I`d never buy this camera for JPG output, its smeary and leaves heavy speckles in deep blue skies even at base ISO , in RAW in a decent converter like Capture one it rocks big time and you get to overexpose / pull back to take advantage of the cameras highlight recovery to get clean shadows but for some reason canon really held back on the JPG engine in the compacts (even the G1X-III) compared to the later EOS-M series (which actually DO produce fine detail in JPG) ..
Some may say "if you don`t pixel peep, its great " - but then so is a Phone - Just sayin' ..
I agree with Adam here on shoot RAW, but, the reality is the straight out of camera colors in JPEG of the Canon G5X II outweigh the quirk regarding overly aggressive noise reduction compared to say Sony RX100 (any) which have less aggressive noise reduction, but poor color rendition. I'd still buy a G5X II over a Sony RX100 series in this regard.
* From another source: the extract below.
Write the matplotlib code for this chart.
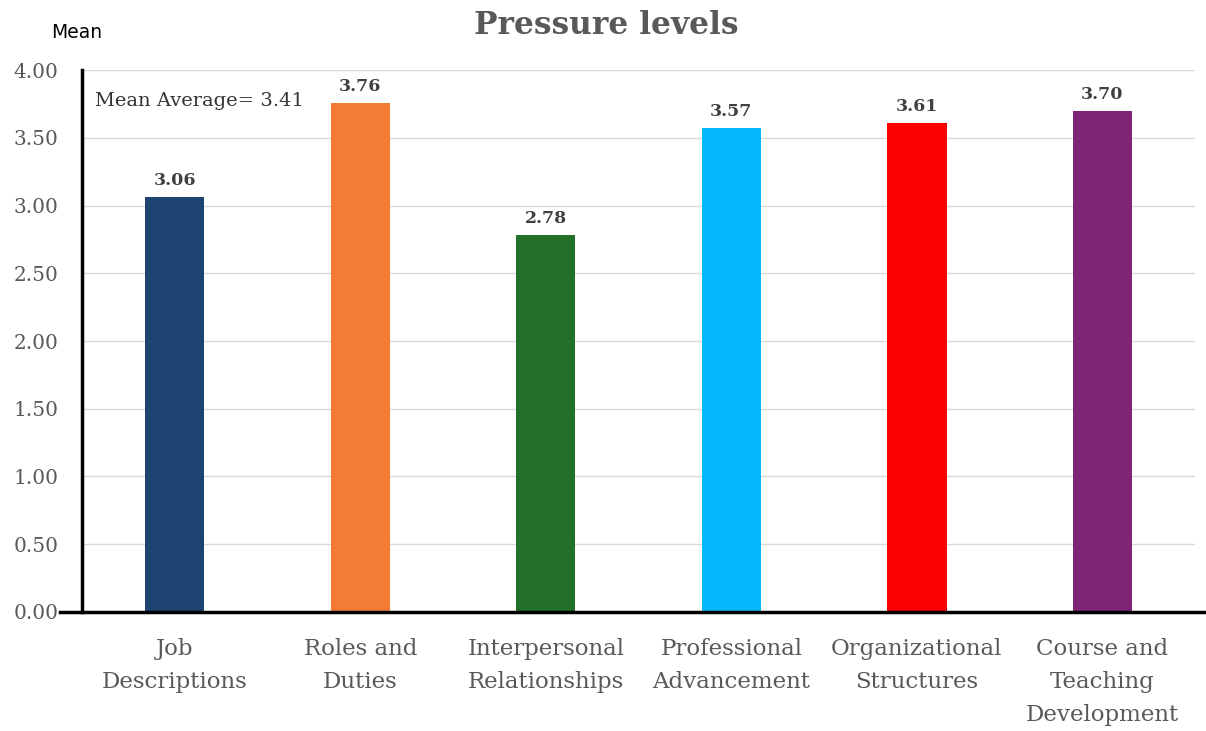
import matplotlib.pyplot as plt

categories = ["Job\nDescriptions", "Roles and\nDuties", "Interpersonal\nRelationships",
              "Professional\nAdvancement", "Organizational\nStructures",
              "Course and\nTeaching\nDevelopment"]
means = [3.06, 3.76, 2.78, 3.57, 3.61, 3.70]
colors = ["#1D4470", "#F47B36", "#23702B", "#05B8FB", "#FB0000", "#7E2578"]
yticks = [0, 0.5, 1, 1.5, 2, 2.5, 3, 3.5, 4]
mean_average = 3.41

plt.rcParams['font.family'] = ['DejaVu Serif']

fig = plt.figure(figsize=(12.06, 7.31), dpi=100)
ax = fig.add_axes([0.068, 0.163, 0.923, 0.741])

x = range(len(categories))
ax.bar(x, means, width=0.32, color=colors, zorder=3)

for i, v in enumerate(means):
    ax.text(i, v + 0.06, f"{v:.2f}", ha="center", va="bottom",
            fontsize=12.5, fontweight="bold", color="#404040")

ax.set_xlim(-0.5, 5.5)
ax.set_ylim(0, 4)
ax.set_yticks(yticks)
ax.set_yticklabels([f"{t:.2f}" for t in yticks])
ax.set_xticks(list(x))
ax.set_xticklabels(categories)
ax.tick_params(axis="y", length=0, labelsize=14.5, labelcolor="#595959", pad=17)
ax.tick_params(axis="x", length=0, labelsize=16.5, labelcolor="#595959", pad=19)
for lbl in ax.get_xticklabels():
    lbl.set_linespacing(1.63)

ax.grid(axis="y", color="#D9D9D9", linewidth=1, zorder=0)
for s in ["top", "right", "bottom"]:
    ax.spines[s].set_visible(False)
ax.spines["left"].set_linewidth(2.5)
ax.spines["left"].set_color("black")

# baseline runs past the y axis on the left and to the figure edge on the right
ax.plot([-0.02, 1.01], [0, 0], transform=ax.get_yaxis_transform(),
        color="black", linewidth=2.5, clip_on=False, zorder=4)

ax.text(0.012, 3.77, f"Mean Average= {mean_average:.2f}", fontsize=14,
        color="#333333", transform=ax.get_yaxis_transform(), va="center")

fig.text(0.503, 0.965, "Pressure levels", ha="center", va="center",
         fontsize=22.5, fontweight="bold", color="#595959")
fig.text(0.064, 0.955, "Mean", ha="center", va="center", fontsize=13.5,
         family="DejaVu Sans", color="black")

fig.savefig("out.png")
But yes, you would do best to shoot RAW, and even dump them into Lightroom and apply auto levels with Canon color match and call it a day. That'll get you 90-95% there in most cases anyways without being a Lightroom king/queen as the camera itself does a great job at auto white balance meaning you rarely have to correct it, if ever frankly, and the auto-exposure / metering of the camera is also good, as is Lightroom's metering of the RAWs. YMMV with other post processors.
DPR hints that RAW is the way to go with the G5X II in their review as well. I'll say you don't have to shoot RAW, but you'd be (very) wise to do so.
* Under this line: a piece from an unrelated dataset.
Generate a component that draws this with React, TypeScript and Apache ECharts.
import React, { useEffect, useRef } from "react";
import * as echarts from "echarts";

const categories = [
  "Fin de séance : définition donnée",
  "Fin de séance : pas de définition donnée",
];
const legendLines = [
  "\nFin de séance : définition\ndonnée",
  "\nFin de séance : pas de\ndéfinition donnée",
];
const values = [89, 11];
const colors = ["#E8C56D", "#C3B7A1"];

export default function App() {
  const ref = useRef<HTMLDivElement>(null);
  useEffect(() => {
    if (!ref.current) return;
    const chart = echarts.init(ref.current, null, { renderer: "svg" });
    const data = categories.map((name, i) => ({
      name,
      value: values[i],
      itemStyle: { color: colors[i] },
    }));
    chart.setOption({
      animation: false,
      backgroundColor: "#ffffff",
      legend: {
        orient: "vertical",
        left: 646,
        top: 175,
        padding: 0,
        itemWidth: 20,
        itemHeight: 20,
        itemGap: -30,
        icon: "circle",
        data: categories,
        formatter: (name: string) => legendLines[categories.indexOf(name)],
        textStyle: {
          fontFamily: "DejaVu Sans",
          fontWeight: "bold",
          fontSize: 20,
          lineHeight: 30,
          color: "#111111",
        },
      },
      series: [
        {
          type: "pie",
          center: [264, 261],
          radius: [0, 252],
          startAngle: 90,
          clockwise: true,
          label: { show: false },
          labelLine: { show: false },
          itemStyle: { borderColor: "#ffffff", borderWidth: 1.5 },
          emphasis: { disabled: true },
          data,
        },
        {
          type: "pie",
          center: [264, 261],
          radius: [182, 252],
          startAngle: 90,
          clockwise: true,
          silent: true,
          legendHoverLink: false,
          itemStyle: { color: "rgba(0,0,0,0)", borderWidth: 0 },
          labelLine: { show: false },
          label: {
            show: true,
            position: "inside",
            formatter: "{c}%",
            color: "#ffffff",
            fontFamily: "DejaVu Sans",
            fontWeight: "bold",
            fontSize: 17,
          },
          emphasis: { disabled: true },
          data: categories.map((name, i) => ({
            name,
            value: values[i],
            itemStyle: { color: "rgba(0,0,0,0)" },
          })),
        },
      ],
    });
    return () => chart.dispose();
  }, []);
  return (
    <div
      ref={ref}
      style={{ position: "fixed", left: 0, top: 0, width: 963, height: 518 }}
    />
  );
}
Even if you plan to shoot just JPEG, do yourself a favor? Shoot JPEG+RAW, or C-RAW even (lighter files with virtually zero penalty in RAW latitude for the savings) and keep the RAW or C-RAW files around for some day when you feel like processing them in the future. I do this myself (shoot both, and "double back" on the shots of interest in RAW and process those). Again, Lightroom with Auto levels makes REALLY quick work though where on G5X II files the most I find myself pulling the sliders is on exposure every now and again after Auto application. LR handles G5X II RAWs well. I can't say this about all cameras and Lightroom. Many of the new Canon's need DPP4 > TIFF > LR for best results (M6 II or EOS R's), other Canon's like the M50 Mark II, you should never touch with LR, and stay in DPP4.
All to say you have wonderful RAW conversion support for the G5X II without ever leaving Adobe, which is great for ease of use, and speed of handling.